PROBLEM:
Below, locate the line that contains "Emit a Python". Repeat exactly from that line to the line that contains "ax.text(v + 0.06, yi", inclusive, leaving out the pictures.

INFORMATION SHOWN:
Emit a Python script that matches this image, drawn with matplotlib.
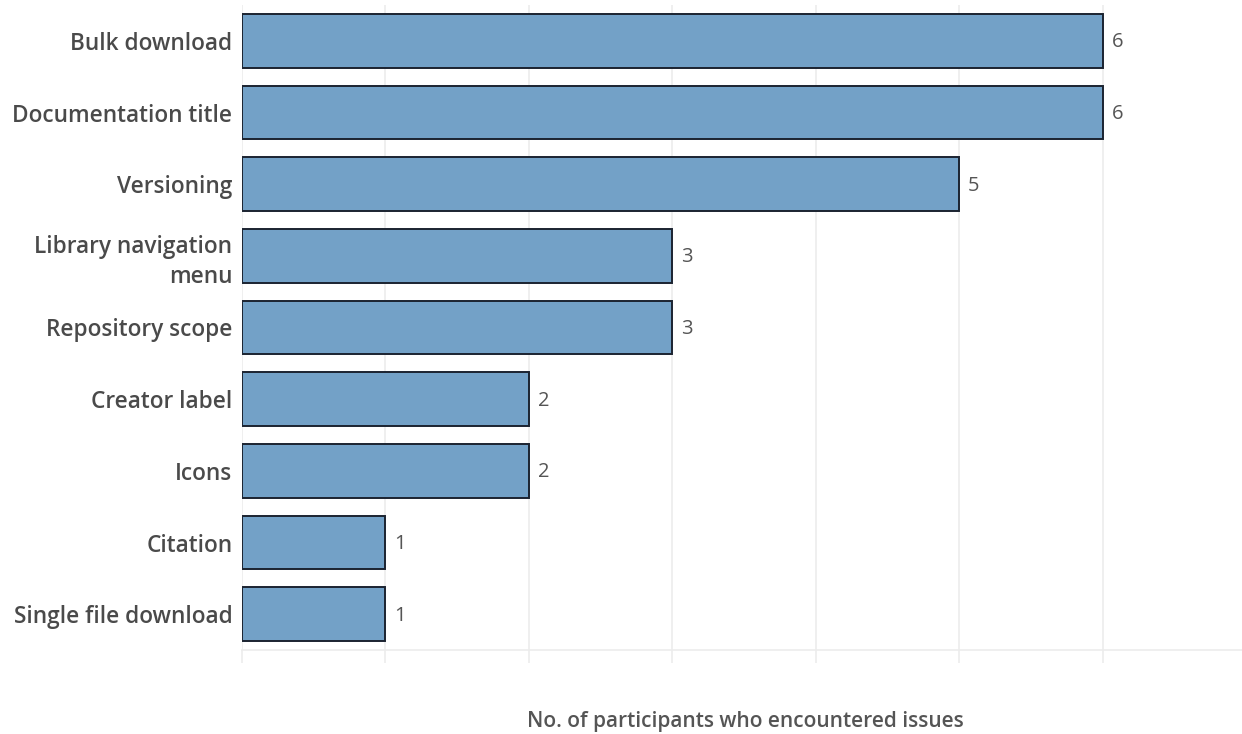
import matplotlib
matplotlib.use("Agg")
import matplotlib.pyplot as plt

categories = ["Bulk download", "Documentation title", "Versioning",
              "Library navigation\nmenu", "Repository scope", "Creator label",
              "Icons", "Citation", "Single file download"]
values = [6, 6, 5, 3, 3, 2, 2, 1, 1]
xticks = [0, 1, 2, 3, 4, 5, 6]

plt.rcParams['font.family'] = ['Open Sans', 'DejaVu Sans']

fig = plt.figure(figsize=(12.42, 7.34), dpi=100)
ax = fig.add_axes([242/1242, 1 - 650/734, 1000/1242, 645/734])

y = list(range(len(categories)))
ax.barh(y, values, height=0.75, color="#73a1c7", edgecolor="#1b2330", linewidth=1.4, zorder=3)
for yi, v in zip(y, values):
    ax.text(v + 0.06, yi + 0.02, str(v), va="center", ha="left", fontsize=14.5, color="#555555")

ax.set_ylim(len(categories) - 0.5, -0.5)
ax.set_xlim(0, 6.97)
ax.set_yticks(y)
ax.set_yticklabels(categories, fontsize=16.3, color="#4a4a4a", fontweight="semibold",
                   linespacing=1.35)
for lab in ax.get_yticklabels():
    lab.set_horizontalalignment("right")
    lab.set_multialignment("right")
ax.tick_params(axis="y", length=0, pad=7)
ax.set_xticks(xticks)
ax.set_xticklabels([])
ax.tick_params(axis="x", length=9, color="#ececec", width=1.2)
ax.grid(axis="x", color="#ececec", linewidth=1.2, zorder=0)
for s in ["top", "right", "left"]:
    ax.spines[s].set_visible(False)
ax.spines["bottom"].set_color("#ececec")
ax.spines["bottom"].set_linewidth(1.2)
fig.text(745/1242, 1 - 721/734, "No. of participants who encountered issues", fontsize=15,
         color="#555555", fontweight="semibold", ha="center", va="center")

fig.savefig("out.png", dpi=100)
...
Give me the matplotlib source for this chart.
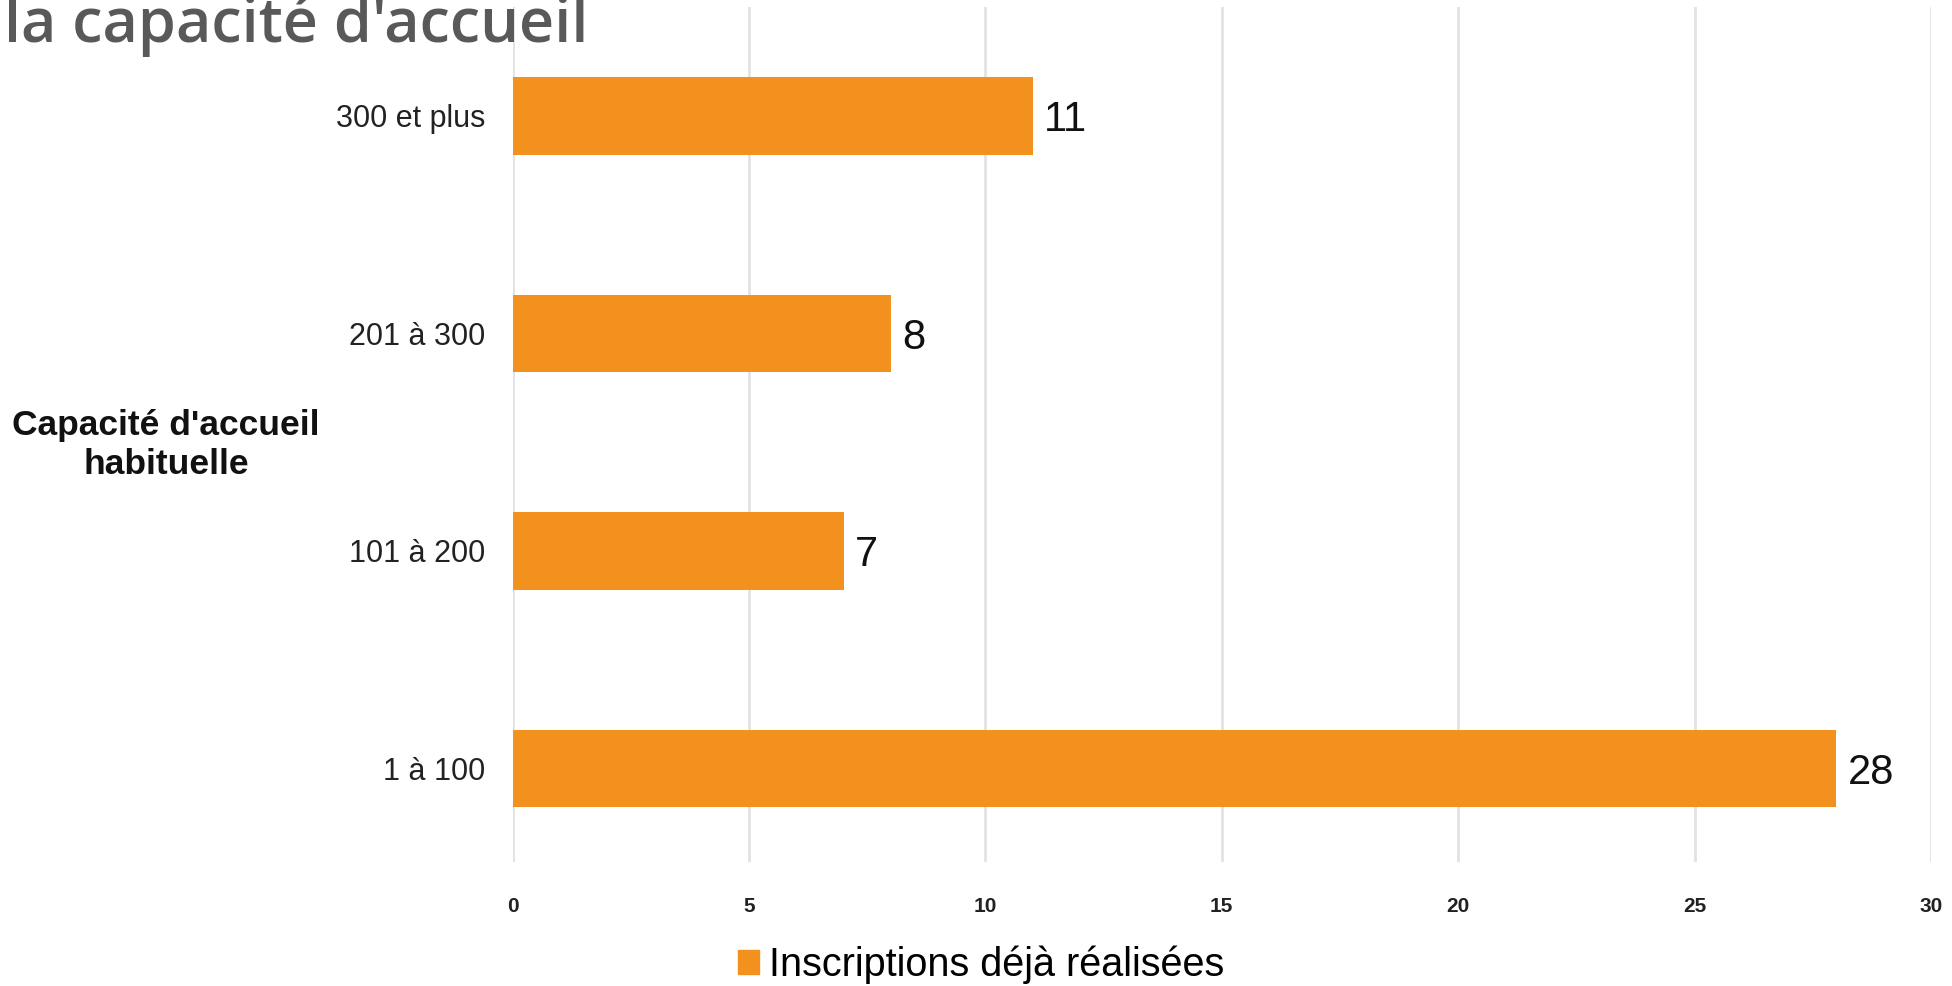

SOLUTION TO THIS PROBLEM:
Emit a Python script that matches this image, drawn with matplotlib.
import matplotlib
matplotlib.use("Agg")
import matplotlib.pyplot as plt

categories = ["Bulk download", "Documentation title", "Versioning",
              "Library navigation\nmenu", "Repository scope", "Creator label",
              "Icons", "Citation", "Single file download"]
values = [6, 6, 5, 3, 3, 2, 2, 1, 1]
xticks = [0, 1, 2, 3, 4, 5, 6]

plt.rcParams['font.family'] = ['Open Sans', 'DejaVu Sans']

fig = plt.figure(figsize=(12.42, 7.34), dpi=100)
ax = fig.add_axes([242/1242, 1 - 650/734, 1000/1242, 645/734])

y = list(range(len(categories)))
ax.barh(y, values, height=0.75, color="#73a1c7", edgecolor="#1b2330", linewidth=1.4, zorder=3)
for yi, v in zip(y, values):
    ax.text(v + 0.06, yi + 0.02, str(v), va="center", ha="left", fontsize=14.5, color="#555555")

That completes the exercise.